If I were to publish a paper with such a gaping hole like that, it would never be taken serious. In each test, he’s generating a random number and a random character and storing the result! That’s not part of the test. The $needles should each be generated outside the timing loop. This is adding tons of additional instructions that are not considered part of the test. These results are basically useless and should be redone.

After doing his test, Jason concludes: “Those results are astonishing!”. Yes, it clearly shows that the grep solutions are 25% faster than using first. This is astonishing and surprising — and probably warrants an explanation.

Jason’s methodology consists of generating a single random array and needle for each piece of code he wants to benchmark. Running his benchmark on my machine shows that first is 15 times faster than smart match and about 28 times faster than grep. Of course, my random arrays might have been more biased against ‘first’ and randomly placing the needle at the start.

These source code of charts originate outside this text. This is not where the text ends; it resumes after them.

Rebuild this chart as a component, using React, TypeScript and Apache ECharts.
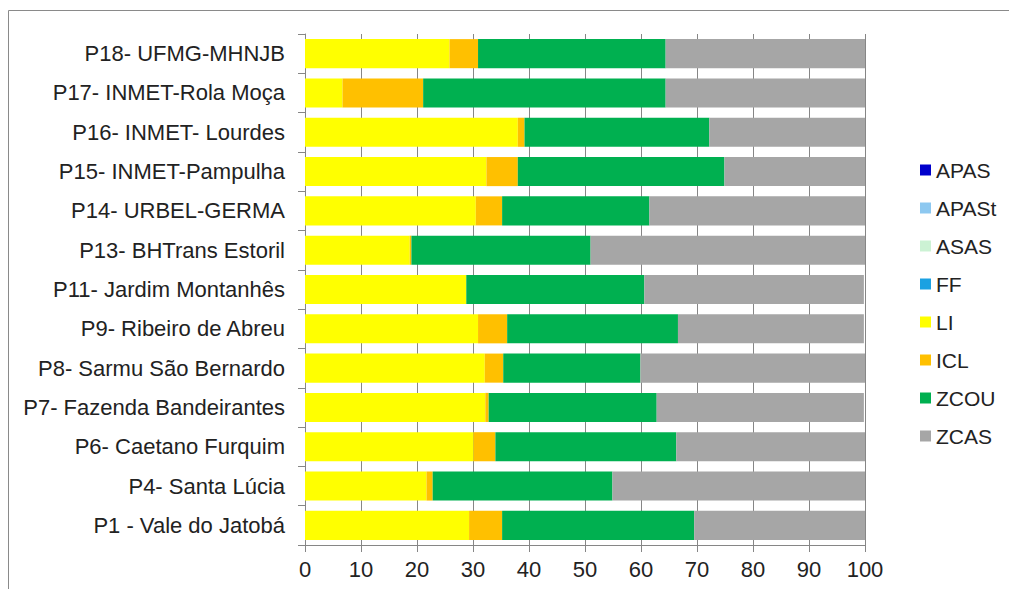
import React, { useEffect, useRef } from "react";
import * as echarts from "echarts";

// Monitoring points, bottom to top
const categories = [
  "P1 - Vale do Jatobá",
  "P4- Santa Lúcia",
  "P6- Caetano Furquim",
  "P7- Fazenda Bandeirantes",
  "P8- Sarmu São Bernardo",
  "P9- Ribeiro de Abreu",
  "P11- Jardim Montanhês",
  "P13- BHTrans Estoril",
  "P14- URBEL-GERMA",
  "P15- INMET-Pampulha",
  "P16- INMET- Lourdes",
  "P17- INMET-Rola Moça",
  "P18- UFMG-MHNJB",
];

// Share (%) of each class per point
const APAS = [0, 0, 0, 0, 0, 0, 0, 0, 0, 0, 0, 0, 0];
const APASt = [0, 0, 0, 0, 0, 0, 0, 0, 0, 0, 0, 0, 0];
const ASAS = [0, 0, 0, 0, 0, 0, 0, 0, 0, 0, 0, 0, 0];
const FF = [0, 0, 0, 0, 0, 0, 0, 0, 0, 0, 0, 0, 0];
const LI = [29.3, 21.7, 30.1, 32.2, 32.1, 30.9, 28.8, 18.7, 30.5, 32.4, 38.0, 6.7, 25.8];
const ICL = [5.9, 1.1, 3.9, 0.6, 3.3, 5.2, 0, 0.3, 4.7, 5.6, 1.2, 14.4, 5.1];
const ZCOU = [34.3, 32.1, 32.3, 30.0, 24.5, 30.5, 31.8, 32.0, 26.3, 36.9, 33.0, 43.3, 33.5];
const ZCAS = [30.5, 45.1, 33.7, 37.0, 40.1, 33.2, 39.2, 49.0, 38.5, 25.1, 27.8, 35.6, 35.6];

// value axis: min, max, step
const xTicks = [0, 100, 10];

const seriesDefs: [string, number[], string][] = [
  ["APAS", APAS, "#0000CC"],
  ["APASt", APASt, "#8DC8F0"],
  ["ASAS", ASAS, "#CCF2D4"],
  ["FF", FF, "#1BA1E2"],
  ["LI", LI, "#FFFF00"],
  ["ICL", ICL, "#FFC000"],
  ["ZCOU", ZCOU, "#00B050"],
  ["ZCAS", ZCAS, "#A6A6A6"],
];

const FONT = "'Liberation Sans', Arial, sans-serif";
const AXIS_GREY = "#868686";
const TEXT = "#222";

export default function App() {
  const ref = useRef<HTMLDivElement>(null);

  useEffect(() => {
    if (!ref.current) return;
    const chart = echarts.init(ref.current, null, { renderer: "svg" });
    chart.setOption({
      animation: false,
      backgroundColor: "#ffffff",
      graphic: [
        {
          type: "rect",
          shape: { x: 8.5, y: 10.5, width: 1100, height: 700 },
          style: { fill: "none", stroke: "#8a8a8a", lineWidth: 1 },
          silent: true,
          z: 100,
        },
      ],
      grid: { left: 305, right: 144, top: 34, bottom: 44, containLabel: false },
      legend: {
        orient: "vertical",
        left: 920,
        top: 159,
        padding: 0,
        itemWidth: 11,
        itemHeight: 11,
        itemGap: 16,
        icon: "rect",
        selectedMode: false,
        textStyle: {
          fontFamily: FONT,
          fontSize: 21,
          color: TEXT,
          lineHeight: 22,
        },
        data: seriesDefs.map((s) => s[0]),
      },
      xAxis: {
        type: "value",
        min: xTicks[0],
        max: xTicks[1],
        interval: xTicks[2],
        axisLine: { show: true, lineStyle: { color: AXIS_GREY, width: 1 } },
        axisTick: { show: true, length: 7, lineStyle: { color: AXIS_GREY } },
        axisLabel: { fontFamily: FONT, fontSize: 22, color: TEXT, margin: 13 },
        splitLine: { show: true, lineStyle: { color: AXIS_GREY, width: 1 } },
      },
      yAxis: {
        type: "category",
        data: categories,
        axisLine: { show: true, lineStyle: { color: AXIS_GREY, width: 1 } },
        axisTick: { show: true, length: 7, lineStyle: { color: AXIS_GREY } },
        axisLabel: { fontFamily: FONT, fontSize: 22, color: TEXT, margin: 20 },
      },
      series: seriesDefs.map(([name, data, color]) => ({
        name,
        type: "bar",
        stack: "total",
        data,
        barCategoryGap: "26%",
        itemStyle: { color },
        emphasis: { disabled: true },
      })),
    });
    return () => chart.dispose();
  }, []);

  return (
    <div
      ref={ref}
      style={{ position: "fixed", left: 0, top: 0, width: 1009, height: 589 }}
    />
  );
}
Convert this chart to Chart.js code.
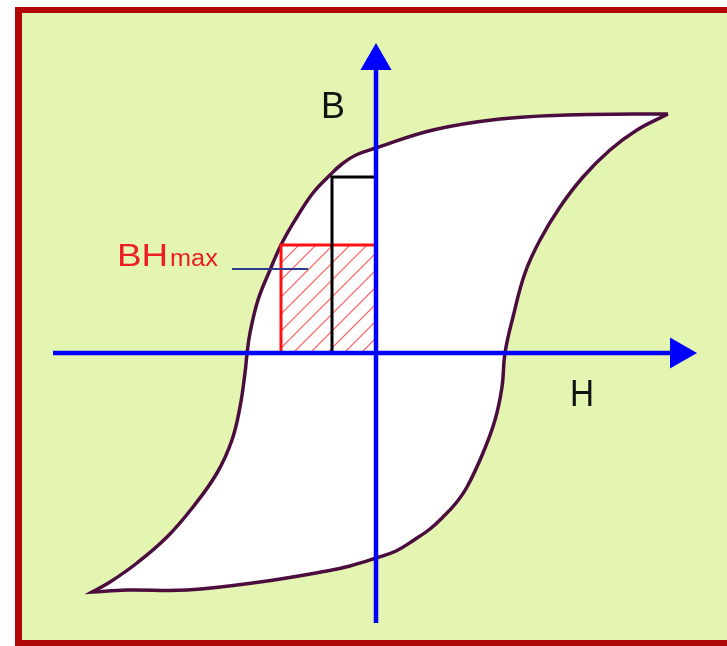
<!DOCTYPE html>
<html>
<head>
<meta charset="utf-8">
<script src="https://cdn.jsdelivr.net/npm/chart.js@4.4.1/dist/chart.umd.min.js"></script>
<style>
  html, body { margin:0; padding:0; background:#ffffff; overflow:hidden; width:727px; height:646px; }
  #frame { position:absolute; left:15px; top:7px; width:760px; height:639px; box-sizing:border-box;
           border:6px solid #b00808; border-left-width:7px; background:#e4f5b2; }
  #c { position:absolute; left:0; top:0; }
</style>
</head>
<body>
<div id="frame"></div>
<canvas id="c" width="727" height="646"></canvas>
<script>
// Hysteresis loop: upper (demagnetising) branch, right tip -> left tip
const upperH = [292,257,191,124,57,0,-20,-34,-46,-63,-79,-94,-106,-118,-126,-129,-131,-136,-144,-159,-183,-209,-239,-266,-284];
const upperB = [239,239,238,234,223,205,198,189,178,160,136,110,83,53,20,-1,-20,-54,-87,-120,-154,-184,-210,-229,-239];
// lower (magnetising) branch, left tip -> right tip
const lowerH = [-284,-249,-189,-116,-49,-26,0,20,38,54,67,80,91,107,119,126,129,137,149,164,184,207,234,261,292];
const lowerB = [-239,-237,-237,-229,-218,-213,-205,-198,-187,-176,-164,-150,-134,-100,-67,-34,0,36,80,113,146,176,203,223,239];
// working point rectangles
const bhMaxH = [-95,-95,0,0,-95];
const bhMaxB = [0,108,108,0,0];
const remH = [-44,-44,0];
const remB = [0,176,176];
// leader line of the BHmax label
const leaderH = [-144,-68];
const leaderB = [84,84];
// axes (end point carries the arrow head)
const axisHH = [-323,303];
const axisHB = [0,0];
const axisBH = [0,0];
const axisBB = [-270,292];
// text labels
const axisLabels = ['B','H'];
const bhLabel = ['BH','max'];

const pts = (xs, ys) => xs.map((x,i) => ({x:x, y:ys[i]}));

// hatch pattern for the BHmax area
function hatch() {
  const P = 17;
  const c = document.createElement('canvas');
  c.width = P; c.height = P;
  const g = c.getContext('2d');
  g.fillStyle = '#ffffff'; g.fillRect(0,0,P,P);
  g.strokeStyle = '#ff5a5a'; g.lineWidth = 1.2;
  g.beginPath();
  g.moveTo(0,P); g.lineTo(P,0);
  g.moveTo(-2,2); g.lineTo(2,-2);
  g.moveTo(P-2,P+2); g.lineTo(P+2,P-2);
  g.stroke();
  return g.createPattern(c,'repeat');
}

const textPlugin = {
  id:'texts',
  afterDatasetsDraw(chart) {
    const ctx = chart.ctx, xs = chart.scales.x, ys = chart.scales.y;
    const put = (t, h, b, font, color, sx) => {
      ctx.save();
      ctx.font = font; ctx.fillStyle = color; ctx.textBaseline = 'alphabetic'; ctx.textAlign = 'left';
      ctx.translate(xs.getPixelForValue(h), ys.getPixelForValue(b));
      ctx.scale(sx, 1);
      ctx.fillText(t, 0, 0);
      ctx.restore();
    };
    put(axisLabels[0], -55, 235, '37px "Liberation Sans", Arial, sans-serif', '#111111', 0.97);
    put(axisLabels[1], 194, -53, '37px "Liberation Sans", Arial, sans-serif', '#111111', 0.9);
    put(bhLabel[0], -259, 87, '32px "Liberation Sans", Arial, sans-serif', '#ee1c24', 1.15);
    put(bhLabel[1], -206, 87, '23px "Liberation Sans", Arial, sans-serif', '#ee1c24', 1.1);
  }
};

new Chart(document.getElementById('c'), {
  type:'scatter',
  data:{ datasets:[
    { label:'H axis', data:pts(axisHH, axisHB), showLine:true, borderColor:'#0000ff', borderWidth:4.5,
      pointStyle:'triangle', rotation:90, pointRadius:[0,18], pointBackgroundColor:'#0000ff', pointBorderWidth:0,
      tension:0, order:0, clip:false },
    { label:'B axis', data:pts(axisBH, axisBB), showLine:true, borderColor:'#0000ff', borderWidth:4.5,
      pointStyle:'triangle', rotation:0, pointRadius:[0,18], pointBackgroundColor:'#0000ff', pointBorderWidth:0,
      tension:0, order:0, clip:false },
    { label:'leader', data:pts(leaderH, leaderB), showLine:true, borderColor:'#2e3d8a', borderWidth:2,
      pointRadius:0, tension:0, order:1 },
    { label:'remanence', data:pts(remH, remB), showLine:true, borderColor:'#000000', borderWidth:3,
      pointRadius:0, tension:0, order:2 },
    { label:'BHmax', data:pts(bhMaxH, bhMaxB), showLine:true, borderColor:'#ff1010', borderWidth:3,
      backgroundColor:hatch(), fill:'shape', pointRadius:0, tension:0, order:3 },
    { label:'loop', data:pts(upperH.concat(lowerH), upperB.concat(lowerB)), showLine:true,
      borderColor:'#4a0d3e', borderWidth:3.5, backgroundColor:'#ffffff', fill:'shape',
      pointRadius:0, tension:0.4, order:4, clip:false }
  ]},
  options:{
    responsive:false, devicePixelRatio:1, animation:false,
    layout:{ padding:0, autoPadding:false },
    scales:{
      x:{ type:'linear', display:false, min:-376, max:351 },
      y:{ type:'linear', display:false, min:-293, max:353 }
    },
    plugins:{ legend:{display:false}, tooltip:{enabled:false} }
  },
  plugins:[textPlugin]
});
</script>
</body>
</html>
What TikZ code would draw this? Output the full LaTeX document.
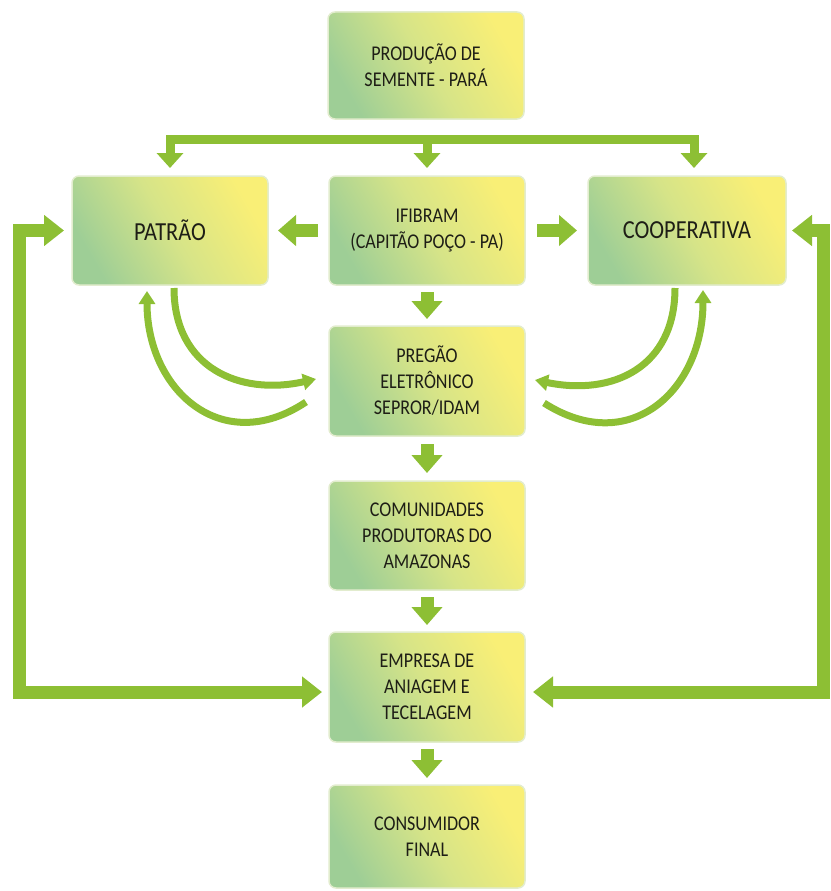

So Jason’s test are not to be taken seriously either. Even when benchmarking with random data, we have to benchmark all our code pieces against the same data and not just on one data set.

Update: I’ve been running some more benchmarks in the background. It seems that the general pattern is that ‘first’ from List::Util and any from List::MoreUtils is about 25% slower than grep, but with some spikes where ‘first’/'any’ is blazingly fast. Is being a native opcode that much faster than XS-code?